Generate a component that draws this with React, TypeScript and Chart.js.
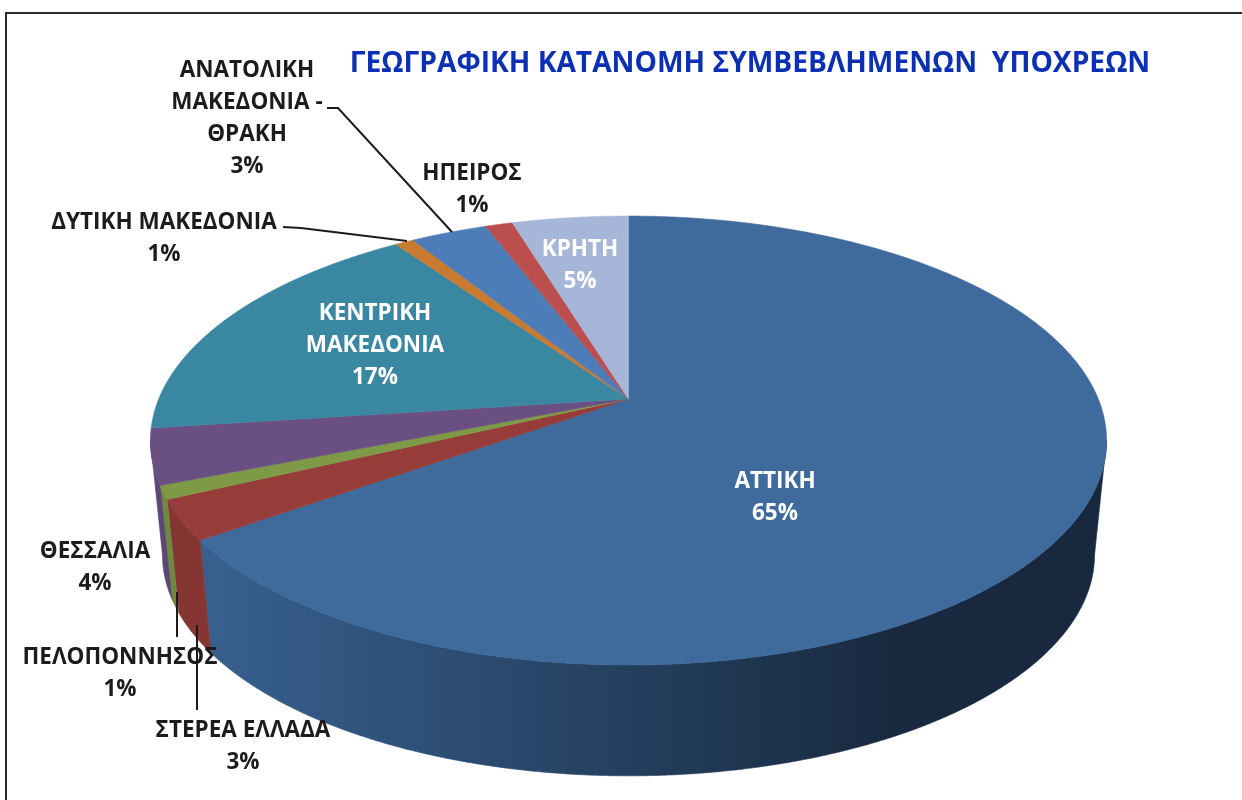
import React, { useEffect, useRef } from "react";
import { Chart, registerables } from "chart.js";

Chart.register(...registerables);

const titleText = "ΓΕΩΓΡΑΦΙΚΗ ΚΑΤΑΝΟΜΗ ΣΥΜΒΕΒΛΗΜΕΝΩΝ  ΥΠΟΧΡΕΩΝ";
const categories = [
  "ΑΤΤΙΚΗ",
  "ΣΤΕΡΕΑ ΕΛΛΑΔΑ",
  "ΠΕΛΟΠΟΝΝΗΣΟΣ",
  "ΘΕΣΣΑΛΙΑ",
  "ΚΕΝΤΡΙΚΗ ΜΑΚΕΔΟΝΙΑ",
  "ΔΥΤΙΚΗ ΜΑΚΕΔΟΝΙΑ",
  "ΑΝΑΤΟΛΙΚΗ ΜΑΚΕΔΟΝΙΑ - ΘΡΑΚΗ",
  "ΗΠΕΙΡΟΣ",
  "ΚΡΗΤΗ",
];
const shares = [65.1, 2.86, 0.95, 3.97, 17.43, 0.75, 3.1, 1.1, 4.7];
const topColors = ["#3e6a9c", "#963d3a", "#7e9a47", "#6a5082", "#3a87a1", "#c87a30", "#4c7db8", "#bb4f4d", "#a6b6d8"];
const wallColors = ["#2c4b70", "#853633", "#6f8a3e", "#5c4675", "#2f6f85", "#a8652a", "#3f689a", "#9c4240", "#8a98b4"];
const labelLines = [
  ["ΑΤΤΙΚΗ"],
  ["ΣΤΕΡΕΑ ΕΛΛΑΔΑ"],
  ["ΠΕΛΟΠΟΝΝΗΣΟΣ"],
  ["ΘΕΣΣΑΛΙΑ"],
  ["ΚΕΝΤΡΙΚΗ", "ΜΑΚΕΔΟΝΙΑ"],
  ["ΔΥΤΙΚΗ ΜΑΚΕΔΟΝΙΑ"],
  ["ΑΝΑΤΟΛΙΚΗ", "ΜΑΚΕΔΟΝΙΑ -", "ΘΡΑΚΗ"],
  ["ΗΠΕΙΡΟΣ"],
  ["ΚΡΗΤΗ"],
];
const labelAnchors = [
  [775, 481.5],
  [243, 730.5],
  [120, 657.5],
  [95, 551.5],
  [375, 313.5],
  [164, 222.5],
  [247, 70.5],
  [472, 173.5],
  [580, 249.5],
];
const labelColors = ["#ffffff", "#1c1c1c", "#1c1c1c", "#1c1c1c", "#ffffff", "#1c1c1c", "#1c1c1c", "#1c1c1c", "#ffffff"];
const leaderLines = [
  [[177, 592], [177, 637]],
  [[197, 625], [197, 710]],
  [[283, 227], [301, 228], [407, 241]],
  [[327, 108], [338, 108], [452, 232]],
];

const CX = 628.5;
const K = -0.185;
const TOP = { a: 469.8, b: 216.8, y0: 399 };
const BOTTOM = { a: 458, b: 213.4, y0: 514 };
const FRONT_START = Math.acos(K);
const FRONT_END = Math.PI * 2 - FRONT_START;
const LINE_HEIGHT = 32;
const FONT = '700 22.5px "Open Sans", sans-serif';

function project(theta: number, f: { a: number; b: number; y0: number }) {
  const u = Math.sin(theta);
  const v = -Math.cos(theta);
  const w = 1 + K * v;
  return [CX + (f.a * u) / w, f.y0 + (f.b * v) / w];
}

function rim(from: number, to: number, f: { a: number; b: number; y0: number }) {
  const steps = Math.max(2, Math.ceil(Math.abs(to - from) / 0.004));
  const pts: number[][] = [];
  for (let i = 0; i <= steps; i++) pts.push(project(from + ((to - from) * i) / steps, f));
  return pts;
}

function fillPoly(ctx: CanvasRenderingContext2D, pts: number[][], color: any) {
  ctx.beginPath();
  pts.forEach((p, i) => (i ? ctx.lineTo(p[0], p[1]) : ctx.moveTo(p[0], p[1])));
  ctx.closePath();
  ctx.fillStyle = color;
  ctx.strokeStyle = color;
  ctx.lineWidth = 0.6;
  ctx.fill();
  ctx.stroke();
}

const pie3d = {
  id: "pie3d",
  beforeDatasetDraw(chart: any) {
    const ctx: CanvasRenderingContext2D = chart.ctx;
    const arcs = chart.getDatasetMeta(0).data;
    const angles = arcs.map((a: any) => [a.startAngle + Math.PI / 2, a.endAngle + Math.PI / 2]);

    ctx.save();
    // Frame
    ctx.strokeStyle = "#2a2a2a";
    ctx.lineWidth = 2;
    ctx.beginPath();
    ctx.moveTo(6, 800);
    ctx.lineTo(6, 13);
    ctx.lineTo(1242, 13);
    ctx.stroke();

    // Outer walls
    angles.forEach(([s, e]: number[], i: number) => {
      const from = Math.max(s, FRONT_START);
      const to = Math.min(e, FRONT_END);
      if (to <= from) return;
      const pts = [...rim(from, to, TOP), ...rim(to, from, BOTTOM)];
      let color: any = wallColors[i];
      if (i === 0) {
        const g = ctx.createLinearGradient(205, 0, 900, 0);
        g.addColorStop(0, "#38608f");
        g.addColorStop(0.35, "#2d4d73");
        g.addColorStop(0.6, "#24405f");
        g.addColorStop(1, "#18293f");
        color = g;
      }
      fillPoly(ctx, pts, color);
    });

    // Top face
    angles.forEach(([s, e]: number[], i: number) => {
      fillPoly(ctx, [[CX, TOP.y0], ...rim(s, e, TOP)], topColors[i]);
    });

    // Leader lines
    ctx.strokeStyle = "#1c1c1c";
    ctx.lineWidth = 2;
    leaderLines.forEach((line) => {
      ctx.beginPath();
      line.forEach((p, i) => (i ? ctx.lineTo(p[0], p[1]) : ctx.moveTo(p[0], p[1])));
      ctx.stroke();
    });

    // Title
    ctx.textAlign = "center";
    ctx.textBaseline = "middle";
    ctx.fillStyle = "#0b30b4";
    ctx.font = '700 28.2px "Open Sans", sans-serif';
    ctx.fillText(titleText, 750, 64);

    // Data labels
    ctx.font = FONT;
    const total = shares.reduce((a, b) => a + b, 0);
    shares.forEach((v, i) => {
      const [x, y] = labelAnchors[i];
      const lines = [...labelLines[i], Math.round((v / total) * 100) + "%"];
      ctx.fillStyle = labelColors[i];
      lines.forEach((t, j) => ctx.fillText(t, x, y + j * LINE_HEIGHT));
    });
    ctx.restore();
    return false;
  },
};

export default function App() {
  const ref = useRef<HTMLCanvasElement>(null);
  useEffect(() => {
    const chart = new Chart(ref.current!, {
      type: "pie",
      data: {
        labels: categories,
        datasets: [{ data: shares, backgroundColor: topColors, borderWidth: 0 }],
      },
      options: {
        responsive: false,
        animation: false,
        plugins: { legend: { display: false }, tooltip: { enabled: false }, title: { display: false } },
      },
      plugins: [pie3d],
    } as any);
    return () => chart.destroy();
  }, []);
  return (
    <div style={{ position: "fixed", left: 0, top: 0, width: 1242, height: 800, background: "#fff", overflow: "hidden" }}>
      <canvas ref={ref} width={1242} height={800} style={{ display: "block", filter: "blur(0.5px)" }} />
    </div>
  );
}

- **EXERCISE REQUIREMENTS**
Pictures are excluded: retype only the lines from the beginning of the listing above through the line with "Chart.register(...registerables);", both included.

- **THE ANSWER**
Generate a component that draws this with React, TypeScript and Chart.js.
import React, { useEffect, useRef } from "react";
import { Chart, registerables } from "chart.js";

Chart.register(...registerables);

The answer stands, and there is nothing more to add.